Retour vers le futur. Le gouvernement entend recréer une forme de Commissariat général au plan, une institution née en 1946 sous le général de Gaulle et supprimée en 2006 par Jacques Chirac. Le Premier ministre, Jean Castex, a résumé l’idée lors de son discours de politique générale à l’Assemblée le mois dernier : « L’action de l’Etat est trop souvent réduite à la simple gestion des crises et des urgences. Nous avons progressivement perdu notre capacité à nous projeter dans le long terme. A planifier une politique économique, à identifier les gisements de croissance futurs, à définir une perspective, à fixer un cap. »
Le « colbertisme 2.0 » a le vent en poupe en France, notamment dans la classe politique. L’idée transcende les clivages. Jean-Luc Mélenchon, Marine Le Pen comme le député LR Aurélien Pradié prônent tous un « retour de l‘Etat-stratège ». La gestion de la crise du Covid-19, sur les masques ou les tests, a mis en évidence le manque d’agilité de la puissance publique, notamment par rapport au secteur privé. « Ce serait un bon moyen d’acter le fait qu’on tourne la page d’un certain néolibéralisme qui a donné le pouvoir aux marchés financiers pour retrouver une vraie politique industrielle », souligne Daniel Cohen, professeur à l’Ecole d’économie de Paris.
Anticiper les défis futurs
Mais à quoi pourrait ressembler un « Plan » en 2020 ? Pour un proche du dossier, « c’est d’abord un moyen de faire profiter François Bayrou une dernière fois des ors de la République », le président du Modem et allié d’Emmanuel Macron étant pressenti pour le poste. Mais d’autres défendent l’idée même de projection dans le temps long. Le parallèle avec la fin de la Seconde Guerre mondiale, alors que le chef de l’Etat a comparé la crise du Covid à « une guerre », est tentant. Mais évidemment anachronique. Dans une tribune publiée en mai, le politologue Patrick Weil résumait ainsi l’utilité de recréer le Plan : « La planification doit redevenir non le cadre de toute l’action économique, mais une coopération dans des secteurs clés. »
« Il y a une forte attente de la part des Français que la puissance publique soit mieux préparée à faire face aux crises et aux évolutions structurelles du pays, pour en garder la maîtrise. L’Etat doit pouvoir anticiper les défis futurs et les risques émergents », défend le député Modem Jean-Noël Barrot. Lui plaide pour faire du Plan « un instrument de dialogue et de concertation, à la façon dont Jean Monnet, premier commissaire au Plan, avait fait travailler ensemble des Français d’horizons différents pour réfléchir à l’avenir du pays ».

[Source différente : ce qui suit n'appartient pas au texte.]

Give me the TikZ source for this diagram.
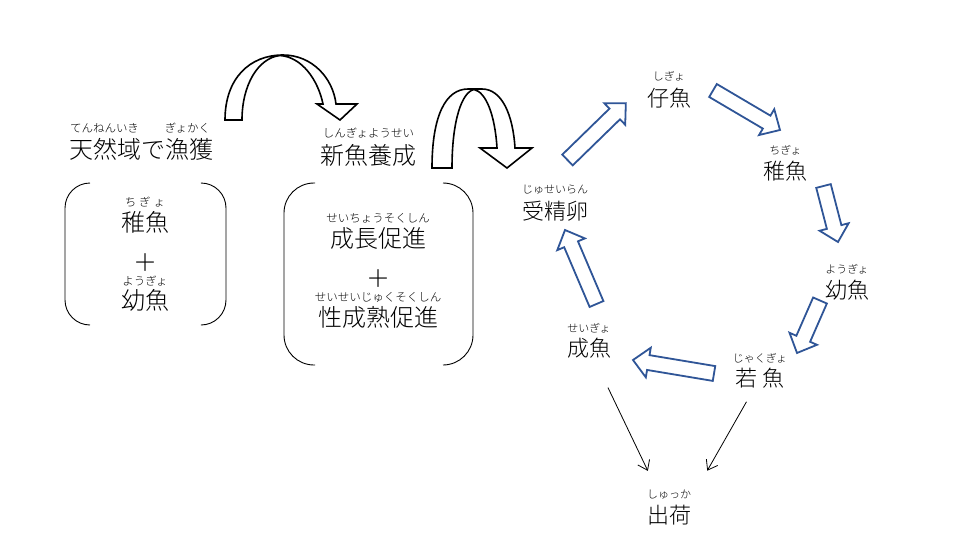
\documentclass[tikz,border=0pt]{standalone}
\usepackage{fontspec}
\setmainfont{Noto Sans CJK JP}[UprightFont=* Light]
\usetikzlibrary{arrows.meta,positioning,calc}
\definecolor{cycleblue}{RGB}{47,85,151}

% block arrow from tail (#1) to tip (#2)
\newcommand{\blkarrow}[2]{%
  \path (#1); \pgfgetlastxy{\bax}{\bay}%
  \path (#2); \pgfgetlastxy{\bbx}{\bby}%
  \pgfmathsetmacro\baang{atan2(\bby-\bay,\bbx-\bax)}%
  \pgfmathsetmacro\balen{veclen(\bbx-\bax,\bby-\bay)}%
  \draw[blkarrow,shift={(#1)},rotate=\baang] (0,-7.5) -- (\balen-15.5,-7.5)
    -- (\balen-15.5,-15) -- (\balen,0) -- (\balen-15.5,15) -- (\balen-15.5,7.5)
    -- (0,7.5) -- cycle;}

\begin{document}
\begin{tikzpicture}[x=1pt,y=-1pt]
\tikzstyle{bigword}=[inner sep=0pt,font=\fontsize{24pt}{24pt}\selectfont,
text height=20.6pt,text depth=2.4pt]
\tikzstyle{word}=[inner sep=0pt,font=\fontsize{22pt}{22pt}\selectfont,
text height=18.9pt,text depth=2.2pt]
\tikzstyle{ruby}=[inner sep=0pt,font=\fontsize{11.5pt}{11.5pt}\selectfont,
text height=9.2pt,text depth=0.6pt]
\tikzstyle{rubys}=[inner sep=0pt,font=\fontsize{11pt}{11pt}\selectfont,
text height=8.8pt,text depth=0.6pt]
\tikzstyle{bracket}=[line width=0.9pt]
\tikzstyle{bendarrow}=[line width=1.6pt,fill=white,line join=miter]
\tikzstyle{blkarrow}=[line width=1.8pt,draw=cycleblue,fill=white,line join=miter]
\tikzstyle{thinarrow}=[line width=0.8pt,-{Straight Barb[length=9pt,width=13pt]}]

\useasboundingbox (0,0) rectangle (967,546);

% left part
\node[bigword] (catch) at (141,149) {天然域で漁獲};
\node[ruby] (catchR1) at (104.5,128) {てんねんいき};
\node[ruby] (catchR2) at (187.5,128) {ぎょかく};

\node[bigword] (chigyoL) at (145,222) {稚魚};
\node[ruby] (chigyoLR) at ([yshift=20pt]chigyoL.center) {ち\hspace{3pt}ぎ\hspace{3pt}ょ};
\node[bigword] (plusL) at (145,262) {＋};
\node[bigword] (yogyoL) at (145,300) {幼魚};
\node[ruby] (yogyoLR) at ([yshift=19pt]yogyoL.center) {ようぎょ};

\draw[bracket,rounded corners=25pt] (90,183) -- (65,183) -- (65,325) -- (90,325);
\draw[bracket,rounded corners=25pt] (202,183) -- (226,183) -- (226,325) -- (202,325);

% middle part
\node[bigword] (rear) at (368.5,155) {新魚養成};
\node[ruby] (rearR) at ([yshift=22pt]rear.center) {しんぎょようせい};

\node[bigword] (grow) at (378,238) {成長促進};
\node[ruby] (growR) at ([yshift=20pt]grow.center) {せいちょうそくしん};
\node[bigword] (plusM) at (378,278) {＋};
\node[bigword] (mature) at (378,317) {性成熟促進};
\node[ruby] (matureR) at ([yshift=20pt]mature.center) {せいせいじゅくそくしん};

\draw[bracket,rounded corners=30pt] (315,183) -- (284,183) -- (284,365) -- (315,365);
\draw[bracket,rounded corners=30pt] (443,183) -- (473,183) -- (473,365) -- (443,365);

% bent arrows
\draw[bendarrow] (225,120) .. controls (225,78) and (250,55) .. (283,55)
  .. controls (312,55) and (333,78) .. (336,104) -- (357,104) -- (340,120)
  -- (317,104) -- (323,104) .. controls (318,80) and (302,57) .. (280,55.5)
  .. controls (258,58) and (242,85) .. (242,120) -- cycle;
\draw[bendarrow] (432,168) .. controls (432,115) and (446,89) .. (468,89)
  -- (482,89) .. controls (502,89) and (513,115) .. (515,148) -- (532,148)
  -- (507,168) -- (480,148) -- (497,148) .. controls (495,115) and (486,92) .. (474,89.5)
  .. controls (462,92) and (452,120) .. (452,168) -- cycle;

% life cycle
\node[word] (egg) at (555,211) {受精卵};
\node[rubys] (eggR) at ([yshift=22pt]egg.center) {じゅせいらん};
\node[word] (fry) at (669,98) {仔魚};
\node[rubys] (fryR) at ([yshift=22pt]fry.center) {しぎょ};
\node[word] (chigyo) at (785.5,171) {稚魚};
\node[rubys] (chigyoR) at ([yshift=21pt]chigyo.center) {ちぎょ};
\node[word] (yogyo) at (847,290) {幼魚};
\node[rubys] (yogyoR) at ([yshift=21pt]yogyo.center) {ようぎょ};
\node[word] (wakagyo) at (760,378) {若 魚};
\node[rubys] (wakagyoR) at ([yshift=20pt]wakagyo.center) {じゃくぎょ};
\node[word] (seigyo) at (589,348) {成魚};
\node[rubys] (seigyoR) at ([yshift=20pt]seigyo.center) {せいぎょ};
\node[word] (shukka) at (669,515) {出荷};
\node[rubys] (shukkaR) at ([yshift=21pt]shukka.center) {しゅっか};

\coordinate (a1s) at (567.5,160); \coordinate (a1e) at (626,103);
\coordinate (a2s) at (713,90.5);  \coordinate (a2e) at (780,130);
\coordinate (a3s) at (823.5,186); \coordinate (a3e) at (838,242);
\coordinate (a4s) at (820,300.5); \coordinate (a4e) at (797,353);
\coordinate (a5s) at (714,373.5); \coordinate (a5e) at (633,360);
\coordinate (a6s) at (596.5,304); \coordinate (a6e) at (565,230);

\blkarrow{a1s}{a1e}
\blkarrow{a2s}{a2e}
\blkarrow{a3s}{a3e}
\blkarrow{a4s}{a4e}
\blkarrow{a5s}{a5e}
\blkarrow{a6s}{a6e}

\draw[thinarrow,shorten <=32pt,shorten >=37pt] (seigyo) -- (shukka);
\draw[thinarrow,shorten <=15pt,shorten >=51pt] (wakagyo) -- ($(shukka)+(13,0)$);

\end{tikzpicture}
\end{document}
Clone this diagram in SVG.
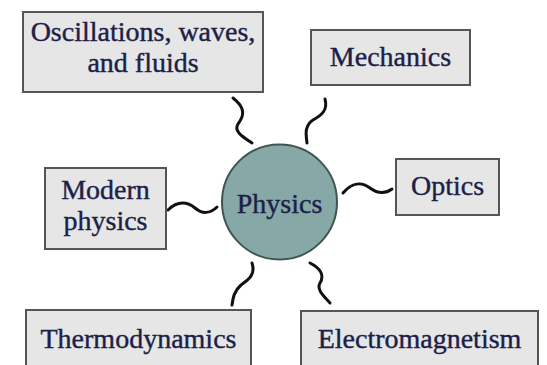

Ce ne sont pourtant pas les comités et conseils en tout genre qui manquent au gouvernement pour prendre des choix « éclairés ». France Stratégie, le Conseil d’analyse économique, le Centre d’études prospectives et d’informations internationales (Cepii), l’Agence de la cohésion nationale des territoires (ANCT), le Conseil national de la productivité, le Conseil d’orientation des retraites (COR), le Haut conseil des finances publiques (HCFP)… A Bercy, Arnaud Montebourg avait même créé un conseil indépendant pour la croissance et le plein-emploi. « La création d’un commissariat général au Plan peut aussi être une bonne occasion de réfléchir à cette architecture », souligne le président d’un des comités.
Un rôle de chef d’orchestre
Les contours d’un nouvel outil de planification sont encore flous. Et les débats nombreux. « Le Plan devra jouer un rôle de chef d’orchestre. Il pourrait s’appuyer sur les ministères pour lancer des réflexions sur la résilience et la mutation de nos systèmes économiques et écologiques. Mais il faut qu’il soit doté de financements propres sans quoi il ne sera qu’un outil de prospective supplémentaire », prévient Daniel Cohen.
Pour d’autres, le Plan est au mieux mal défini. Voire inutile. « L’Allemagne n’a pas eu besoin d’un commissariat général au Plan pour investir dix fois plus que la France dans l’hydrogène », observe Elie Cohen, économiste au CNRS. « Le colbertisme high-tech du TGV et du Minitel est mort avec la mondialisation et la création de l’Union européenne. Ce dont nous avons besoin, ce n’est pas d’un ‘Plan’ mais d’outils qui permettent d’orienter les fonds publics vers des projets de développement en partenariat avec le privé, tels que la Darpa [Defense Advanced Research Projects Agency, NDLR] aux Etats-Unis », avance-t-il.
Prospective, planification, instrument de recherche du consensus ou coopération entre le public et le privé pour orienter la recherche ? Emmanuel Macron va devoir choisir. Et éviter de créer une coquille vide.